Pero para evaluar la auténtica dimensión del tesoro templario quizá los pasos haya que dirigirlos a un «espantoso ídolo», según las acusaciones de las actas inquisitoriales, que hacían llamar Bafomet. Lo del Bafomet tiene su intríngulis y su motivo. Estaba considerada una figura emblemática del esoterismo templario, al que también se ha llamado cabeza barbuda y «cabeza mágica». En las confesiones que se arrancaron con torturas a los templarios decían que veneraban a una especie de demonio postrándose ante una cabeza barbuda de varón que les hablaba y les investía de poderes ocultos. Al parecer, era un busto de anciano pintado totalmente de negro y alguna vez provisto de cuernos. Escritos alquímicos árabes hablan de una «cabeza de oro» sin entrar en más detalles.

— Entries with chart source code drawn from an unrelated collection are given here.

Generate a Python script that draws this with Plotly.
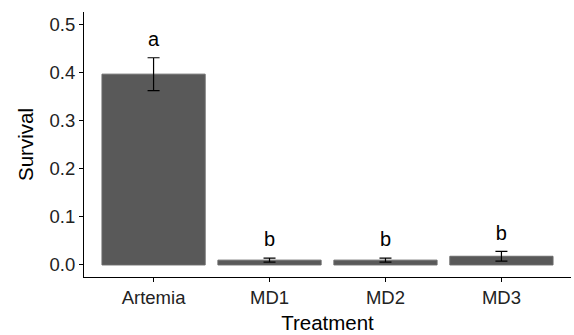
import plotly.graph_objects as go

treatments = ["Artemia", "MD1", "MD2", "MD3"]
survival = [0.396, 0.010, 0.010, 0.018]
se = [0.034, 0.004, 0.004, 0.010]
letters = ["a", "b", "b", "b"]
y_ticks = [0.0, 0.1, 0.2, 0.3, 0.4, 0.5]

FONT = "Liberation Sans, Arial, sans-serif"

fig = go.Figure()
fig.add_trace(go.Bar(
    x=treatments, y=survival, width=0.89,
    marker=dict(color="#595959", line=dict(color="#6a6a6a", width=1)),
    error_y=dict(type="data", array=se, visible=True, color="black",
                 thickness=1.2, width=6),
    showlegend=False,
))
fig.add_trace(go.Scatter(
    x=treatments, y=[m + s + 0.035 for m, s in zip(survival, se)],
    mode="text", text=letters,
    textfont=dict(family=FONT, size=20, color="black"),
    showlegend=False,
))

fig.update_layout(
    width=574, height=335,
    margin=dict(l=84, r=3, t=12, b=58),
    plot_bgcolor="white", paper_bgcolor="white",
    font=dict(family=FONT, color="black"),
    xaxis=dict(
        range=[-0.6, 3.6], showline=True, linecolor="black", linewidth=1,
        ticks="outside", ticklen=4, tickcolor="black",
        tickfont=dict(size=18.5, color="#222"),
        title=dict(text="Treatment", font=dict(size=20.5), standoff=8),
        showgrid=False, zeroline=False,
    ),
    yaxis=dict(
        range=[-0.025, 0.525], showline=True, linecolor="black", linewidth=1,
        ticks="outside", ticklen=4, tickcolor="black",
        tickvals=y_ticks, ticktext=[f"{v:.1f}" for v in y_ticks],
        tickfont=dict(size=18.5, color="#222"),
        title=dict(text="Survival", font=dict(size=20.5), standoff=10),
        showgrid=False, zeroline=False,
    ),
)

fig.write_html("out.html")
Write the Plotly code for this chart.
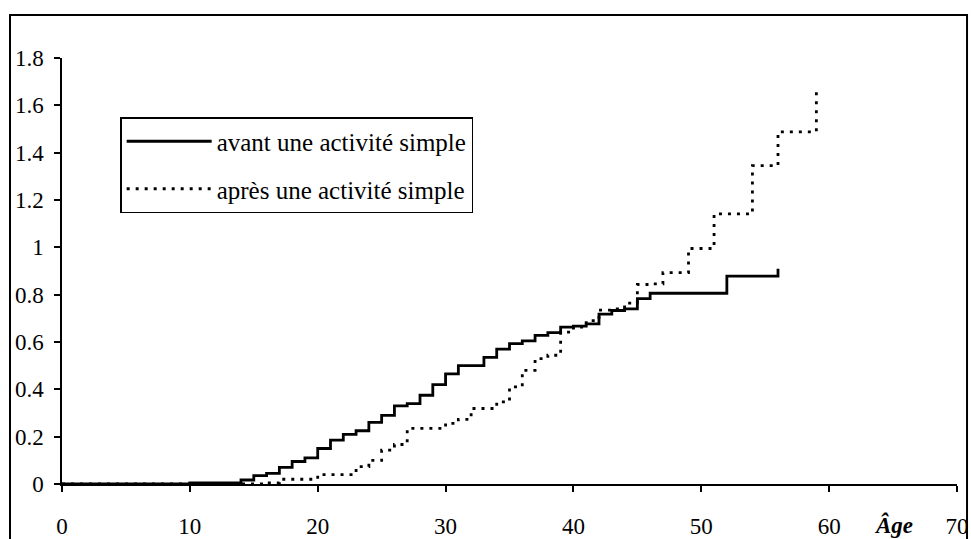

Es de señalar que los templarios, adoradores de estas cabezas-bafomets, honraban la memoria de Gerberto, y que en sus estatutos incluyeron una extemporánea alusión a la «Iglesia del verdadero Cristo en tiempos del papa Silvestre». ¿No podría tratarse de cabezas mecánicas? Autómatas parecidos los tenían, según las leyendas, san Alberto Magno, Roger Bacon y el papa Silvestre. ¿Toda una tecnología que destruyeron? No lo sabemos, pero no hay duda de que muchos de sus tesoros ocultos tuvieron que ver con estos bafomets de los que tanto se ha dicho y de los que prácticamente nada sabemos.

Muchos han querido despachar el asunto de los tesoros templarios de un plumazo, como hizo Joseph de Maistre: «El fanatismo los creó, la avaricia los destruyó. Eso fue todo». Otros pensamos que el misterio sigue más vivo que nunca.